In reviewing the denial of a motion to suppress, we review the
district court’s factual findings for clear error and review the
district “court’s ultimate conclusions on Fourth Amendment issues
drawn from those facts” de novo. United States v. Santiago, 310
F.3d 336, 340 (5th Cir. 2002). We view the evidence introduced at
the suppression hearing in the light most favorable to the
prevailing party. Id.
The computer check of Bain’s license revealed that his license
was suspended, giving the officer probable cause to arrest Bain,
meeting a higher standard than the reasonable suspicion standard
necessary to continue the traffic stop. See United States v.
Baker, 47 F.3d 691, 693 (5th Cir. 1995) (probable cause more
stringent standard than reasonable suspicion). Accordingly, the
prolonging of Bain’s detention did not violate the Fourth
Amendment. See United States v. Gonzalez, 328 F.3d 755, 758 (5th
Cir. 2003).
2
An arrest does not violate the Fourth Amendment if the officer
making the arrest has probable cause to arrest the defendant for
any crime, regardless of whether the defendant can be lawfully
arrested for the crime for which the officer states or believes he
is making the arrest.

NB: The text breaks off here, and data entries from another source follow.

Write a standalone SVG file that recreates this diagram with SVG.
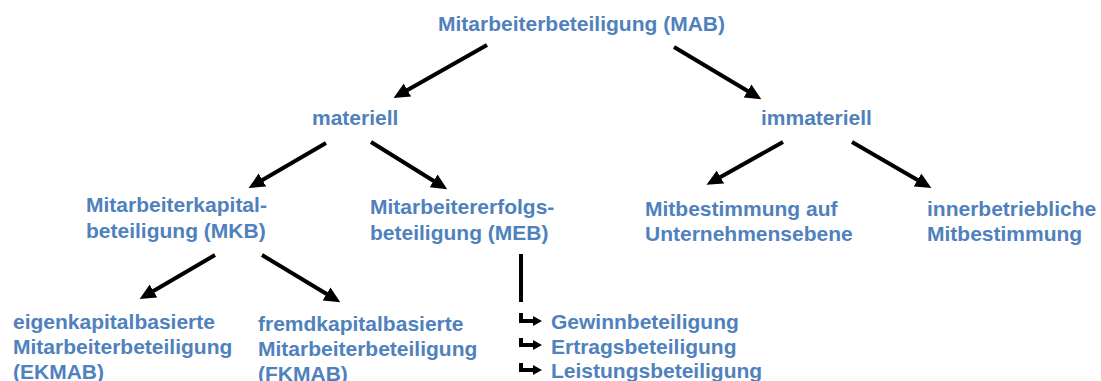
<svg xmlns="http://www.w3.org/2000/svg" width="1101" height="381" viewBox="0 0 1101 381">
<defs>
<style>
text{font-family:"Liberation Sans",Arial,sans-serif;font-weight:bold;font-size:21px;fill:#4F81BD}
.c{stroke:#000;stroke-width:4;fill:none}
.a{marker-end:url(#ah)}
.h{fill:#000}
</style>
<marker id="ah" markerUnits="userSpaceOnUse" markerWidth="17" markerHeight="17" viewBox="0 0 17 17" refX="4" refY="8.5" orient="auto">
<path d="M0,1 L16,8.5 L0,16 Z" fill="#000"/>
</marker>
</defs>
<rect width="1101" height="381" fill="#fff"/>
<g id="connectors">
<line class="c a" x1="487" y1="45" x2="404" y2="92"/>
<line class="c a" x1="674" y1="47" x2="751" y2="93"/>
<line class="c a" x1="326" y1="143" x2="259" y2="182"/>
<line class="c a" x1="371" y1="142" x2="437" y2="183"/>
<line class="c a" x1="783" y1="142" x2="717" y2="179"/>
<line class="c a" x1="852" y1="142" x2="921" y2="182"/>
<line class="c a" x1="215" y1="255" x2="150" y2="293"/>
<line class="c a" x1="262" y1="255" x2="330" y2="296"/>
<line class="c" x1="521" y1="254" x2="521" y2="302"/>
<path class="c" d="M521,313 V321 H534"/>
<polygon class="h" points="533,316 542,321 533,326"/>
<path class="c" d="M521,338 V345 H534"/>
<polygon class="h" points="533,340 542,345 533,350"/>
<path class="c" d="M521,363 V370 H534"/>
<polygon class="h" points="533,365 542,370 533,375"/>
</g>
<g id="mab"><text x="438" y="31">Mitarbeiterbeteiligung (MAB)</text></g>
<g id="materiell"><text x="312" y="125">materiell</text></g>
<g id="immateriell"><text x="761" y="125">immateriell</text></g>
<g id="mkb"><text x="86" y="212">Mitarbeiterkapital-</text><text x="86" y="238">beteiligung (MKB)</text></g>
<g id="meb"><text x="370" y="214">Mitarbeitererfolgs-</text><text x="370" y="240">beteiligung (MEB)</text></g>
<g id="mitbestimmung-ue"><text x="645" y="216">Mitbestimmung auf</text><text x="645" y="241">Unternehmensebene</text></g>
<g id="mitbestimmung-ib"><text x="927" y="216">innerbetriebliche</text><text x="927" y="241">Mitbestimmung</text></g>
<g id="ekmab"><text x="13" y="329">eigenkapitalbasierte</text><text x="13" y="354">Mitarbeiterbeteiligung</text><text x="13" y="379">(EKMAB)</text></g>
<g id="fkmab"><text x="258" y="331">fremdkapitalbasierte</text><text x="258" y="356">Mitarbeiterbeteiligung</text><text x="258" y="381">(FKMAB)</text></g>
<g id="gewinn"><text x="551" y="329">Gewinnbeteiligung</text></g>
<g id="ertrag"><text x="551" y="354">Ertragsbeteiligung</text></g>
<g id="leistung"><text x="551" y="378">Leistungsbeteiligung</text></g>
</svg>
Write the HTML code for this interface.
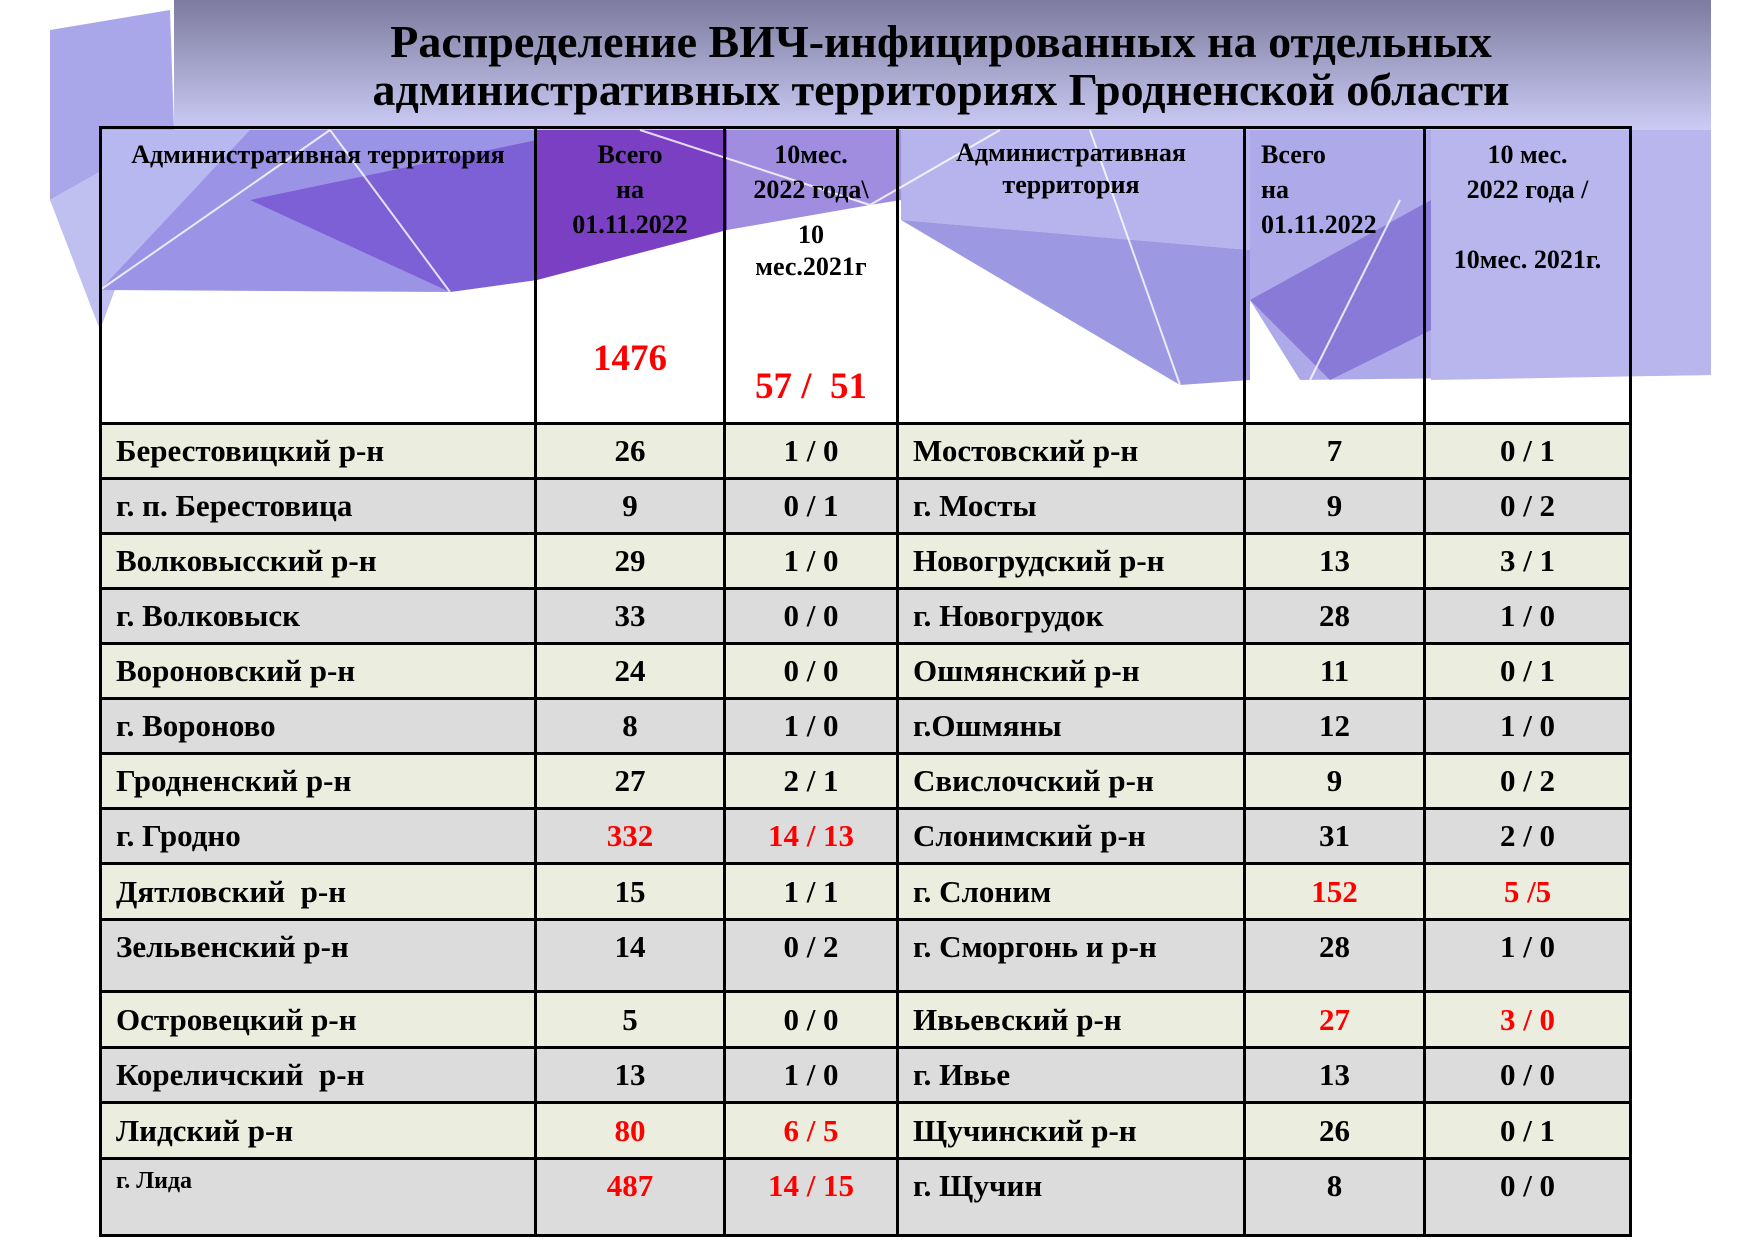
<!DOCTYPE html>
<html><head><meta charset="utf-8"><style>
html,body{margin:0;padding:0;background:#fff;}
#w{position:relative;width:1754px;height:1240px;overflow:hidden;font-family:"Liberation Serif","DejaVu Serif",serif;font-weight:bold;}
svg{position:absolute;left:0;top:0;}
.t{position:absolute;left:64px;width:1754px;text-align:center;font-size:46px;color:#000;white-space:nowrap;transform:scaleX(1.0);}
table{position:absolute;left:99px;top:126px;border-collapse:collapse;table-layout:fixed;}
td{border:3px solid #000;padding:0;font-size:31px;text-align:center;vertical-align:middle;white-space:nowrap;}
td.l{text-align:left;padding-left:14px;}
tr.a td{background:#ebeedf;}
tr.b td{background:#dcdcdc;}
tr.h td{background:transparent;vertical-align:top;font-size:26px;line-height:35px;}
.r{color:#f00;}
</style></head><body><div id="w">
<svg width="1754" height="1240">
<defs>
<linearGradient id="g1" x1="0" y1="0" x2="0" y2="1"><stop offset="0" stop-color="#7d7b9e"/><stop offset="1" stop-color="#cbcbf5"/></linearGradient>
</defs>
<rect x="174" y="0" width="1537" height="130" fill="url(#g1)"/>
<polygon points="50,30 170,10 174,130 50,200" fill="#a9a7ea"/>
<polygon points="50,200 174,130 100,330 " fill="#c0c0f0"/>
<polygon points="100,130 537,130 537,280 450,292 100,290" fill="#9b93e6"/>
<polygon points="250,200 537,140 537,280 450,292" fill="#7d5fd6"/>
<polygon points="100,130 250,130 100,290" fill="#b8b8f0"/>
<polygon points="537,130 727,130 727,230 537,280" fill="#7a3fc2"/>
<polygon points="727,130 901,130 901,200 870,205 727,230" fill="#a08de0"/>
<polygon points="901,130 1250,130 1250,250 901,220" fill="#b7b3ec"/>
<polygon points="901,220 1250,250 1250,380 1180,385" fill="#9c98e2"/>
<polygon points="1250,130 1711,130 1711,375 1300,380 1250,300" fill="#aeaaea"/>
<polygon points="1250,300 1330,380 1431,330 1431,200" fill="#8a7ad8"/>
<polygon points="1431,130 1711,130 1711,375 1431,380" fill="#b9b6ee"/>
<g stroke="#fff" stroke-width="2" opacity="0.8" fill="none">
<line x1="100" y1="290" x2="330" y2="130"/><line x1="330" y1="130" x2="450" y2="292"/>
<line x1="870" y1="205" x2="1000" y2="130"/><line x1="870" y1="205" x2="640" y2="130"/>
<line x1="1180" y1="385" x2="1090" y2="130"/><line x1="1310" y1="380" x2="1400" y2="200"/>
</g>
</svg>
<div class="t" style="top:15px;">Распределение ВИЧ-инфицированных на отдельных</div>
<div class="t" style="top:63px;">административных территориях Гродненской области</div>
<table>
<colgroup><col style="width:435px"><col style="width:189px"><col style="width:173px"><col style="width:347px"><col style="width:180px"><col style="width:206px"></colgroup>
<tr class="h" style="height:296px">
<td style="text-align:center;padding-top:8px;">Административная территория</td>
<td style="padding-top:8px;position:relative;">Всего<br>на<br>01.11.2022<div class="r" style="position:absolute;left:0;right:0;top:212px;font-size:37px;">1476</div></td>
<td style="padding-top:8px;position:relative;">10мес.<br>2022 года\<br><div style="margin-top:12px;line-height:32px;">10<br>мес.2021г</div><div class="r" style="position:absolute;left:0;right:0;top:240px;font-size:37px;">57 /&nbsp; 51</div></td>
<td style="padding-top:8px;line-height:32px;">Административная<br>территория</td>
<td style="text-align:left;padding-left:15px;padding-top:8px;">Всего<br>на<br>01.11.2022</td>
<td style="padding-top:8px;">10 мес.<br>2022 года /<br><br>10мес. 2021г.</td>
</tr>
<tr class="a" style="height:55px"><td class="l">Берестовицкий р-н</td><td>26</td><td>1 / 0</td><td class="l">Мостовский р-н</td><td>7</td><td>0 / 1</td></tr>
<tr class="b" style="height:55px"><td class="l">г. п. Берестовица</td><td>9</td><td>0 / 1</td><td class="l">г. Мосты</td><td>9</td><td>0 / 2</td></tr>
<tr class="a" style="height:55px"><td class="l">Волковысский р-н</td><td>29</td><td>1 / 0</td><td class="l">Новогрудский р-н</td><td>13</td><td>3 / 1</td></tr>
<tr class="b" style="height:55px"><td class="l">г. Волковыск</td><td>33</td><td>0 / 0</td><td class="l">г. Новогрудок</td><td>28</td><td>1 / 0</td></tr>
<tr class="a" style="height:55px"><td class="l">Вороновский р-н</td><td>24</td><td>0 / 0</td><td class="l">Ошмянский р-н</td><td>11</td><td>0 / 1</td></tr>
<tr class="b" style="height:55px"><td class="l">г. Вороново</td><td>8</td><td>1 / 0</td><td class="l">г.Ошмяны</td><td>12</td><td>1 / 0</td></tr>
<tr class="a" style="height:55px"><td class="l">Гродненский р-н</td><td>27</td><td>2 / 1</td><td class="l">Свислочский р-н</td><td>9</td><td>0 / 2</td></tr>
<tr class="b" style="height:55px"><td class="l">г. Гродно</td><td class="r">332</td><td class="r">14 / 13</td><td class="l">Слонимский р-н</td><td>31</td><td>2 / 0</td></tr>
<tr class="a" style="height:56px"><td class="l">Дятловский&nbsp; р-н</td><td>15</td><td>1 / 1</td><td class="l">г. Слоним</td><td class="r">152</td><td class="r">5 /5</td></tr>
<tr class="b" style="height:72px"><td class="l" style="vertical-align:top;padding-top:8px;">Зельвенский р-н</td><td style="vertical-align:top;padding-top:8px;">14</td><td style="vertical-align:top;padding-top:8px;">0 / 2</td><td class="l" style="vertical-align:top;padding-top:8px;">г. Сморгонь и р-н</td><td style="vertical-align:top;padding-top:8px;">28</td><td style="vertical-align:top;padding-top:8px;">1 / 0</td></tr>
<tr class="a" style="height:56px"><td class="l">Островецкий р-н</td><td>5</td><td>0 / 0</td><td class="l">Ивьевский р-н</td><td class="r">27</td><td class="r">3 / 0</td></tr>
<tr class="b" style="height:55px"><td class="l">Кореличский&nbsp; р-н</td><td>13</td><td>1 / 0</td><td class="l">г. Ивье</td><td>13</td><td>0 / 0</td></tr>
<tr class="a" style="height:56px"><td class="l">Лидский р-н</td><td class="r">80</td><td class="r">6 / 5</td><td class="l">Щучинский р-н</td><td>26</td><td>0 / 1</td></tr>
<tr class="b" style="height:77px"><td class="l" style="vertical-align:top;padding-top:8px;font-size:24px;">г. Лида</td><td class="r" style="vertical-align:top;padding-top:8px;">487</td><td class="r" style="vertical-align:top;padding-top:8px;">14 / 15</td><td class="l" style="vertical-align:top;padding-top:8px;">г. Щучин</td><td style="vertical-align:top;padding-top:8px;">8</td><td style="vertical-align:top;padding-top:8px;">0 / 0</td></tr>
</table>
</div></body></html>
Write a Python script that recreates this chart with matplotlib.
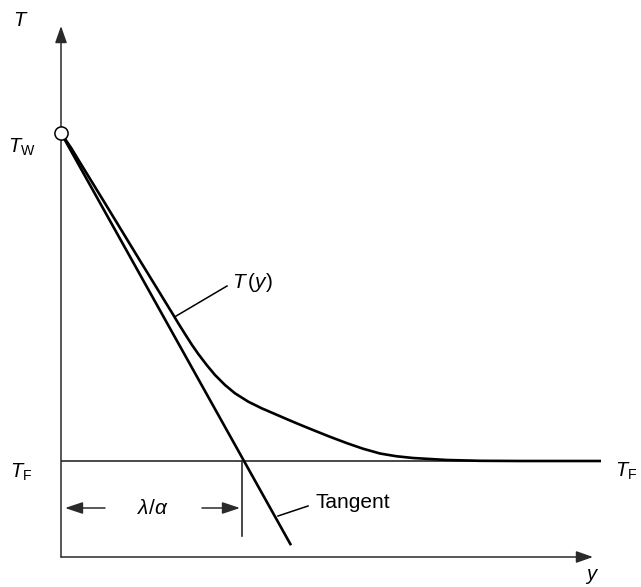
import matplotlib
matplotlib.use("Agg")
import matplotlib.pyplot as plt
import numpy as np

plt.rcParams['font.family'] = ['Liberation Sans', 'DejaVu Sans']
plt.rcParams['mathtext.fontset'] = 'custom'
plt.rcParams['mathtext.rm'] = 'Liberation Sans'
plt.rcParams['mathtext.it'] = 'Liberation Sans:italic'
plt.rcParams['mathtext.bf'] = 'Liberation Sans:bold'

# --- data (distance y, temperature T), arbitrary units ---
T_W = 4.24          # wall temperature
T_F = 0.96          # fluid temperature
lam_over_alpha = 1.83   # tangent intersection with T_F

curve_y = [0.00, 0.102, 0.193, 0.42, 0.603, 0.786, 0.97, 1.113, 1.173, 1.24,
           1.307, 1.373, 1.457, 1.54, 1.64, 1.74, 1.873, 2.007, 2.123, 2.29,
           2.39, 2.52, 2.69, 2.86, 3.02, 3.19, 3.35, 3.52, 3.86, 4.19, 4.59, 5.40]
curve_T = [4.24, 4.09, 3.94, 3.57, 3.27, 2.97, 2.67, 2.437, 2.337, 2.23,
           2.125, 2.03, 1.92, 1.82, 1.72, 1.637, 1.553, 1.487, 1.437, 1.365,
           1.323, 1.270, 1.202, 1.138, 1.083, 1.035, 1.008, 0.99, 0.97, 0.962,
           0.96, 0.96]

tangent_y = [0.00, 2.30]
tangent_T = [T_W, T_W - (T_W - T_F) / lam_over_alpha * 2.30]

y_axis_end = 5.32
T_axis_end = 5.31
TF_line_end = 5.40

fig = plt.figure(figsize=(6.41, 5.87), dpi=100)
ax = fig.add_axes([0, 0, 1, 1])
ax.set_xlim(-0.61, 5.80)
ax.set_ylim(-0.30, 5.57)
ax.axis('off')

axis_col = '#2a2a2a'
arrow_kw = dict(arrowstyle='-|>,head_length=0.85,head_width=0.3', lw=1.1,
                color=axis_col, shrinkA=0, shrinkB=0, mutation_scale=12)
# axes with arrows
ax.annotate('', xy=(0, T_axis_end), xytext=(0, 0), arrowprops=arrow_kw)
ax.annotate('', xy=(y_axis_end, 0), xytext=(0, 0), arrowprops=arrow_kw)

# T_F line
ax.plot([0, TF_line_end], [T_F, T_F], color=axis_col, lw=1.2, solid_capstyle='butt')

# curve and tangent
ax.plot(curve_y, curve_T, color='black', lw=1.9, solid_capstyle='butt',
        solid_joinstyle='round')
ax.plot(tangent_y, tangent_T, color='black', lw=1.9, solid_capstyle='butt')

# wall point
ax.plot([0], [T_W], marker='o', ms=9.5, mfc='white', mec='black', mew=1.1, zorder=5)

# lambda/alpha dimension
ax.plot([lam_over_alpha - 0.02, lam_over_alpha - 0.02], [T_F, 0.21], color=axis_col, lw=1.2)
dim_kw = dict(arrowstyle='-|>,head_length=0.9,head_width=0.3', lw=1.1,
              color=axis_col, shrinkA=0, shrinkB=0, mutation_scale=12)
ax.annotate('', xy=(0.04, 0.49), xytext=(0.44, 0.49), arrowprops=dim_kw)
ax.annotate('', xy=(1.79, 0.49), xytext=(1.41, 0.49), arrowprops=dim_kw)
ax.text(0.92, 0.49, r'$\lambda/\alpha$', ha='center', va='center', fontsize=15)

# leaders and labels
ax.plot([1.135, 1.66], [2.40, 2.71], color='black', lw=1.1)
ax.text(1.71, 2.75, r'$T\,(y)$', ha='left', va='center', fontsize=15)
ax.plot([2.17, 2.47], [0.41, 0.51], color='black', lw=1.1)
ax.text(2.55, 0.55, 'Tangent', ha='left', va='center', fontsize=15)

ax.text(-0.40, 5.37, r'$T$', ha='center', va='center', fontsize=14.5)
ax.text(-0.39, 4.10, r'$T_{\mathrm{W}}$', ha='center', va='center', fontsize=14.5)
ax.text(-0.40, 0.85, r'$T_{\mathrm{F}}$', ha='center', va='center', fontsize=14.5)
ax.text(5.65, 0.86, r'$T_{\mathrm{F}}$', ha='center', va='center', fontsize=14.5)
ax.text(5.31, -0.20, r'$y$', ha='center', va='center', fontsize=14.5)

fig.savefig('out.png', dpi=100)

Devenpeck v. Alford, 125 S.Ct. 588, 593-95
(2004). As the officers had probable cause to arrest Bain for
driving on a suspended license, Bain’s arrest was lawful even if
the search of the cigarette package containing the marijuana
cigarette violated the Fourth Amendment. See id. Likewise, Bain’s
arrest was lawful, the subsequent search of the car safe containing
methamphetamine was a legal search incident to a valid arrest. See
New York v. Belton, 453 U.S. 454, 460-61 (1981).
We do not reach the issue whether the search of the cigarette
package violated the Fourth Amendment because the marijuana
cigarette would have been discovered inevitably during the legal
search of the car after Bain’s arrest and was not suppressible
regardless of whether it was initially obtained illegally. See
United States v. Seals, 987 F.2d 1102, 1108 (5th Cir. 1993).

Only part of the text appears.